Bagi orang-orang yang matahatinya cemerlang, mereka mampu melihat kebutuhan batin tersebut tidak ubahnya seperti kebutuhan lahir, dengan itu mereka mampu menjalankan dua kehidupan tersebut dengan seimbang. Supaya manusia mampu menjalankan kehidupannya dengan sempurna sehingga menjadi manusia yang sempurna(insan kamil), mereka harus mencukupi kedua kebutuhan hidup tersebut secara sempurna pula. Caranya dengan melaksanakan pengabdian hakiki kepada Allah SWT. Secara vertikal dengan melaksanakan sholat dan dzikir dan secara horizontal dengan memberi kepedulian kepada orang lain. Itulah makanan ruhani(spiritual) yang harus dicukupi manusia seperti mereka juga harus mencukupi makanan jasmani (emosional).

Untuk tercapainya hal tersebut, mereka juga harus mencukupi kebutuhan kehidupan rasional. Untuk itu manusia harus mencari ilmu pengetahuan, baik ilmu lahir maupun ilmu batin.
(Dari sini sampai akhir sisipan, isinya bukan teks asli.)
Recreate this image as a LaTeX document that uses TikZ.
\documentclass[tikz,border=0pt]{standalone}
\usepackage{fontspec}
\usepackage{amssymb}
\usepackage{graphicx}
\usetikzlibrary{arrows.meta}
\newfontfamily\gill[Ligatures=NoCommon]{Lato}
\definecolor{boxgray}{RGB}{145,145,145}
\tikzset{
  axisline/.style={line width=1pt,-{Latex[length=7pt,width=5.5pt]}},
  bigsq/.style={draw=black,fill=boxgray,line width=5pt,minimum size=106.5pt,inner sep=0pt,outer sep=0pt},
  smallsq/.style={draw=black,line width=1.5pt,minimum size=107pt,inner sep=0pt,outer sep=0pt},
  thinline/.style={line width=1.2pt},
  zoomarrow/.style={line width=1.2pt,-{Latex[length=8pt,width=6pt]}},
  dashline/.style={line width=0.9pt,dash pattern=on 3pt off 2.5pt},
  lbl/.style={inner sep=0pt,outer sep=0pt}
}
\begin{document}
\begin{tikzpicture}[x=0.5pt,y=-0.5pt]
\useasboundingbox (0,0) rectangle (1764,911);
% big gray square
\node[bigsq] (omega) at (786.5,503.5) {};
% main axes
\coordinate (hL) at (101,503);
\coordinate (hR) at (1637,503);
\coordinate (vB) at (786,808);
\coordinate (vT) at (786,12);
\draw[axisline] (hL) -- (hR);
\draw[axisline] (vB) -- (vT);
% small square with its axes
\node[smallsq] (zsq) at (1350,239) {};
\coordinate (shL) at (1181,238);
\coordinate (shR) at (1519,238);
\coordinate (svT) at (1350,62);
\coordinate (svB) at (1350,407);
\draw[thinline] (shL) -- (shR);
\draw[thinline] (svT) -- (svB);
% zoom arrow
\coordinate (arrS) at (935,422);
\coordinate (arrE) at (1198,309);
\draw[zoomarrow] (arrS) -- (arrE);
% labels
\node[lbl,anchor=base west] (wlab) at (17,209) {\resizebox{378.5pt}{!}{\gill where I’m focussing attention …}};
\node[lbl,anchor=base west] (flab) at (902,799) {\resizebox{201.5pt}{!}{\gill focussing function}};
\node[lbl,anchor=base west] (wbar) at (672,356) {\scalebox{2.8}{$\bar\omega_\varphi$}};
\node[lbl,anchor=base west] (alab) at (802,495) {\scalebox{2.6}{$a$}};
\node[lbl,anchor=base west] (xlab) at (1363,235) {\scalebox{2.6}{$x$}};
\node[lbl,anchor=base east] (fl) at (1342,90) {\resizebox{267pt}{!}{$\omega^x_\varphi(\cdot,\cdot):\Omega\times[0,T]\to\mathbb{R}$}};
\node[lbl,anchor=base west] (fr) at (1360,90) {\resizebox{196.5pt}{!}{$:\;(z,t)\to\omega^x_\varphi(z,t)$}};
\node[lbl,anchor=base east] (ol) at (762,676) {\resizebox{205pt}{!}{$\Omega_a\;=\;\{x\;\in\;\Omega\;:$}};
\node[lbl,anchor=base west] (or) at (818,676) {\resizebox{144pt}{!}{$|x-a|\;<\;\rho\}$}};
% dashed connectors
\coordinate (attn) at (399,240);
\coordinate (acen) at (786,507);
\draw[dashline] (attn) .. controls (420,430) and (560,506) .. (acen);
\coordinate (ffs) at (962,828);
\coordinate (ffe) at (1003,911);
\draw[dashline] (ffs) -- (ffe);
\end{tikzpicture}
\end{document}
Dengan kedua ilmu itu, akal pikiran manusia dapat hidup cemerlang, sehingga mereka mampu mengatur dan membagi dua kebutuhan hidup tersebut dengan seimbang. Jasmani mendapatkan makanan sesuai yang dibutuhkan, ruhani juga demikian. Masing-masing diatur untuk mendapatkan bagian sesuai yang dibutuhkan.
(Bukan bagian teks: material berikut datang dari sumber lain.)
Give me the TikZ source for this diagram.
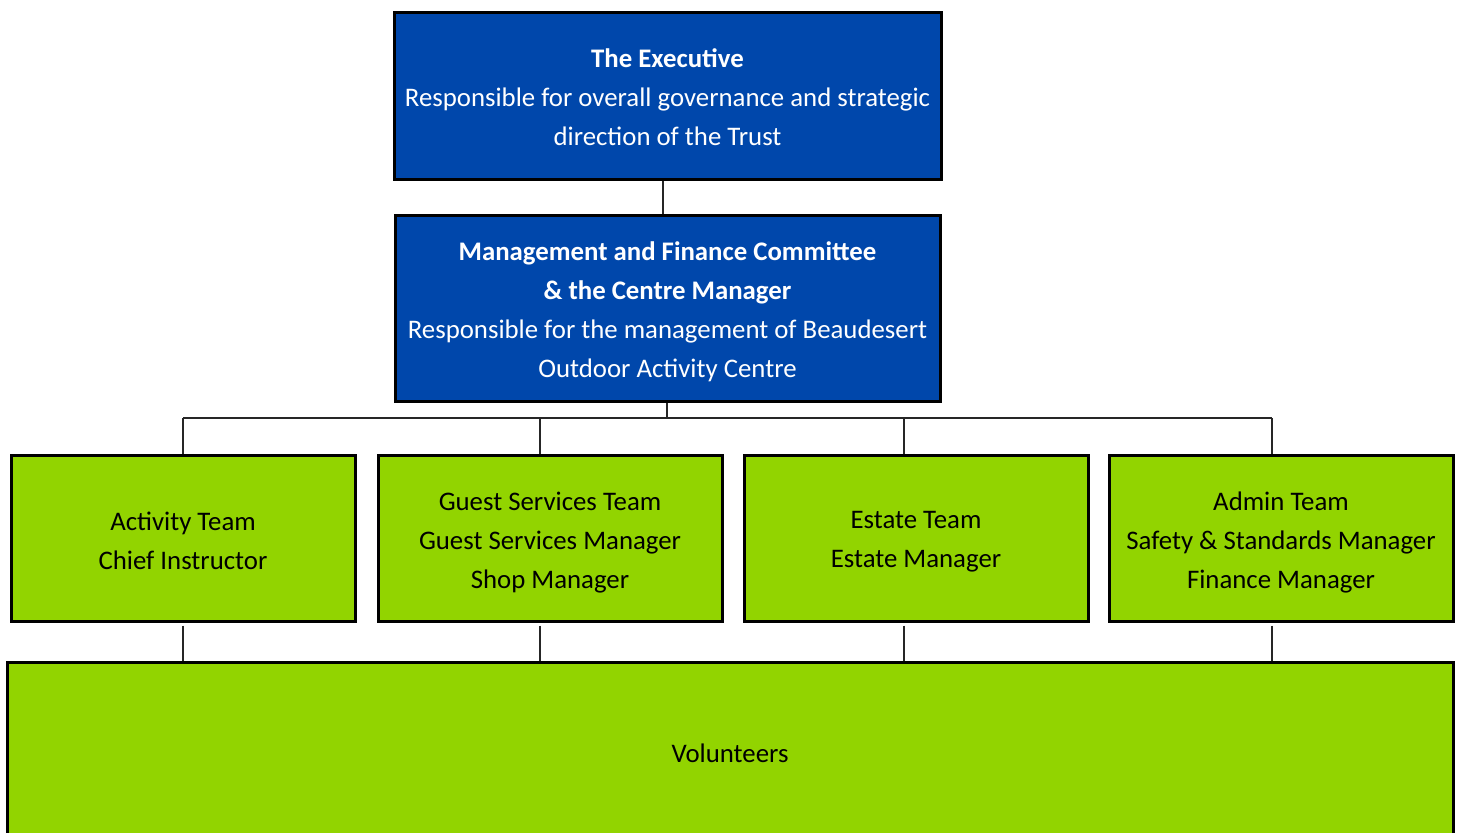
\documentclass[tikz,border=0pt]{standalone}
\usepackage{fontspec}
\setmainfont{Carlito}
\definecolor{execblue}{HTML}{0047AB}
\definecolor{teamgreen}{HTML}{92D400}
\newcommand\topgap[1]{\rule{0pt}{#1}}
\tikzset{
  bluebox/.style={draw=black, line width=1.5pt, fill=execblue, text=white, align=center,
    inner sep=0pt, font=\fontsize{13.4}{19.5}\selectfont},
  greenbox/.style={draw=black, line width=1.5pt, fill=teamgreen, text=black, align=center,
    inner sep=0pt, minimum width=172pt, minimum height=83pt, font=\fontsize{13.4}{19.5}\selectfont},
  link/.style={draw=black!85, line width=1pt}
}
\begin{document}
\begin{tikzpicture}[x=0.5pt, y=-0.5pt]
            \useasboundingbox (0,0) rectangle (1460,832);
            \clip (0,0) rectangle (1460,832);
            \node [bluebox, minimum width=273.5pt, minimum height=83.5pt] (exec) at (667.5,95.5)
                {\topgap{11.5pt}\textbf{The Executive}\\Responsible for overall governance and strategic\\direction of the Trust};
            \node [bluebox, minimum width=272.5pt, minimum height=93pt] (mgmt) at (667.5,308)
                {\topgap{13.5pt}\textbf{Management and Finance Committee}\\\textbf{\& the Centre Manager}\\Responsible for the management of Beaudesert\\Outdoor Activity Centre};
            \node [greenbox] (activity) at (183,538) {\topgap{12.5pt}Activity Team\\Chief Instructor};
            \node [greenbox] (guest) at (550,538) {\topgap{13.5pt}Guest Services Team\\Guest Services Manager\\Shop Manager};
            \node [greenbox] (estate) at (916,538) {\topgap{12.5pt}Estate Team\\Estate Manager};
            \node [greenbox] (admin) at (1281,538) {\topgap{13.5pt}Admin Team\\Safety \& Standards Manager\\Finance Manager};
            \node [greenbox, minimum width=723pt, minimum height=130pt] (vol) at (730,792) {};
            \node [font=\fontsize{13.4}{19.5}\selectfont] (voltext) at (730,753) {Volunteers};
            \coordinate (bar) at (667,418);
            \coordinate (t1) at (183,418);
            \coordinate (t2) at (540,418);
            \coordinate (t3) at (904,418);
            \coordinate (t4) at (1272,418);
            \draw [link] ([xshift=-2.5pt]exec.south) -- ([xshift=-2.5pt]mgmt.north);
            \draw [link] (mgmt.south -| bar) -- (bar);
            \draw [link] (t1) -- (t4);
            \draw [link] (t1) -- (t1 |- activity.north);
            \draw [link] (t2) -- (t2 |- guest.north);
            \draw [link] (t3) -- (t3 |- estate.north);
            \draw [link] (t4) -- (t4 |- admin.north);
            \draw [link] ([yshift=-1.5pt]t1 |- activity.south) -- (t1 |- vol.north);
            \draw [link] ([yshift=-1.5pt]t2 |- guest.south) -- (t2 |- vol.north);
            \draw [link] ([yshift=-1.5pt]t3 |- estate.south) -- (t3 |- vol.north);
            \draw [link] ([yshift=-1.5pt]t4 |- admin.south) -- (t4 |- vol.north);
\end{tikzpicture}
\end{document}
Namun kenyataannya tidak demikian. Sebagian besar manusia hanya indera lahirnya yang hidup, hal itu disebabkan karena mereka hanya berusaha mencukupi kebutuhan yang lahir saja, maka indera batinnya dalam keadaan mandul dan bahkan buta. Akibat dari itu, meskipun saat mereka sedang beribadah, yang mestinya dengan itu mereka mampu mencukupi kebutuhan yang batin (spiritual), namun ternyata tujuan ibadah tersebut tidak tercapai. Hal itu disebabkan, karena hasil akhir yang diharapkan dari ibadah tersebut ujung-ujungnya hanya untuk mencari kebutuhan lahir, seperti harta dan tahta.
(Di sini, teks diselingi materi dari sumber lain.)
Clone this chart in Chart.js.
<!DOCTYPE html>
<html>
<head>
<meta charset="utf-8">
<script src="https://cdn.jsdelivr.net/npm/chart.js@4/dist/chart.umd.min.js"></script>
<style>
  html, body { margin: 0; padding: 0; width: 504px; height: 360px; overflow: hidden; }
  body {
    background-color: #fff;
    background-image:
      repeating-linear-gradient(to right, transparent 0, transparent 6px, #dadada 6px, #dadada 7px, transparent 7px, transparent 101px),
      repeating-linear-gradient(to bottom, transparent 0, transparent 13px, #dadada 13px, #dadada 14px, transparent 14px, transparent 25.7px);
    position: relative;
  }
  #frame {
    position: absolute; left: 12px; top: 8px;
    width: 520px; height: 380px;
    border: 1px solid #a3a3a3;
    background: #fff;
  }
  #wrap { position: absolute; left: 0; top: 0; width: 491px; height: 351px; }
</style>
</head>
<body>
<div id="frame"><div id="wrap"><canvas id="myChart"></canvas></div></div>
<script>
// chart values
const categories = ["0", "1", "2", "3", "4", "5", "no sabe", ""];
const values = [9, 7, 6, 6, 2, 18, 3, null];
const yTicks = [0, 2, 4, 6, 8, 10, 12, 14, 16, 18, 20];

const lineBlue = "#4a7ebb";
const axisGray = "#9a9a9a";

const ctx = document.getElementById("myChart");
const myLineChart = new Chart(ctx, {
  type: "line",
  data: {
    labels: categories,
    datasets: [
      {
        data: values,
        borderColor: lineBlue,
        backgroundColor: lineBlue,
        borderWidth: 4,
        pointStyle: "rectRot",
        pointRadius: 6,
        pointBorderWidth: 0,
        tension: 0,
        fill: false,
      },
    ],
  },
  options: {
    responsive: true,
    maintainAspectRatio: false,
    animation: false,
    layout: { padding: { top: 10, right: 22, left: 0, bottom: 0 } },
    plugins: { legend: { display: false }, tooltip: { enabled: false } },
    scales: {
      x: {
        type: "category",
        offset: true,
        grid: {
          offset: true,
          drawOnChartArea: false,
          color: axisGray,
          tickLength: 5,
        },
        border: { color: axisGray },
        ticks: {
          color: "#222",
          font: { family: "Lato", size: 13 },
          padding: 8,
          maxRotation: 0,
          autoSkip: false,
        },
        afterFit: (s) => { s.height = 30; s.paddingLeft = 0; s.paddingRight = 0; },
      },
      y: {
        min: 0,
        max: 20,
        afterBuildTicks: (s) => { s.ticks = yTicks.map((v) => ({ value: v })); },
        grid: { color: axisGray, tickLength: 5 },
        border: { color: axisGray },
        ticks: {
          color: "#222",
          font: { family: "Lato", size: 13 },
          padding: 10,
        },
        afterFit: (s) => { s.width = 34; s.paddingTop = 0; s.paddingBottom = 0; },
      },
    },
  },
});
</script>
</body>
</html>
Jika demikian keadaannya, meski mereka telah melaksanakan ibadah dengan sungguh-sungguh, bisa jadi malah justru meracuni ruhaniah. Ruhani yang seharusnya menjadi cemerlang malah menjadi gersang dan mati. Keadaan orang tersebut seperti istilah ‘itik berenang tapi mati kehausan’. Seperti orang duduk di depan meja makan tetapi tidak dapat makan karena lidahnya sedang sariawan. Akibat dari itu, kehidupannya akan berjalan dengan tidak seimbang.

Motivasi dan orientasi hidup mereka menjadi bias alias tidak jelas. Mereka ragu-ragu dalam bersikap dan mengambil keputusan. Tidak ada arah tujuan yang pasti karena sedikitpun tidak mempunyai keyakinan hati yang kuat. Orang yang demikian itu, ketika jalan hidupnya sedang dalam keadaan biasa-biasa atau mereka sedang senang, mereka terlihat biasa-biasa saja. Akan tetapi ketika mengalami kesusahan hidup, sedang mendapatkan musibah atau ujian hidup misalnya, mereka kehilangan arah hidup atau kalang-kabut tidak menentu.

Kebingungan hati dan pikirannya tampak jelas melalui raut muka maupun saat berbicara. Keadaan tersebut mudah dibaca oleh orang yang melihat, bahwa ilmunya yang tinggi, ibadahnya yang kuat dan amal kebaikan serta perjuangan yang selama ini ditekuni ternyata tidak mampu menjadi obat penawar bagi hatinya sendiri. Terkadang hanya karena sekedar mimpi bertemu kerabat yang sudah mati misalnya, kecintaannya kepada kehidupan duniawi membangkitkan ketakutan dan kekhawatiran yang berlebihan. Ketakutan itu bahkan mampu menghapus iman yang ada dalam hati. Hal itu disebabkan, karena sesungguhnya ilmu pengetahuan yang dimiliki itu hanya ada di akal dan di bibir saja sedangkan hatinya kering dari manisnya iman. Allah meberikan sinyalemen melalui firman Nya:

وَمِنَ النَّاسِ مَنْ يَعْبُدُ اللَّهَ عَلَى حَرْفٍ فَإِنْ أَصَابَهُ خَيْرٌ اطْمَأَنَّ بِهِ وَإِنْ أَصَابَتْهُ فِتْنَةٌ انْقَلَبَ عَلَى وَجْهِهِ خَسِرَ الدُّنْيَا وَالْآخِرَةَ ذَلِكَ هُوَ الْخُسْرَانُ الْمُبِينُ
“Dan di antara manusia ada orang yang menyembah Allah dengan berada di pinggir, maka jika ia memperoleh kebaikan dia akan tenang-tenang saja dengan kebaikannya, dan jika ia ditimpa oleh suatu bencana (fitnah), maka akan menjadi kacau arah kehidupannya, maka rugilah ia di dunia dan di akherat, yang demikian itu adalah kerugian  yang  nyata”. (QS.al-Hajj; 22/11)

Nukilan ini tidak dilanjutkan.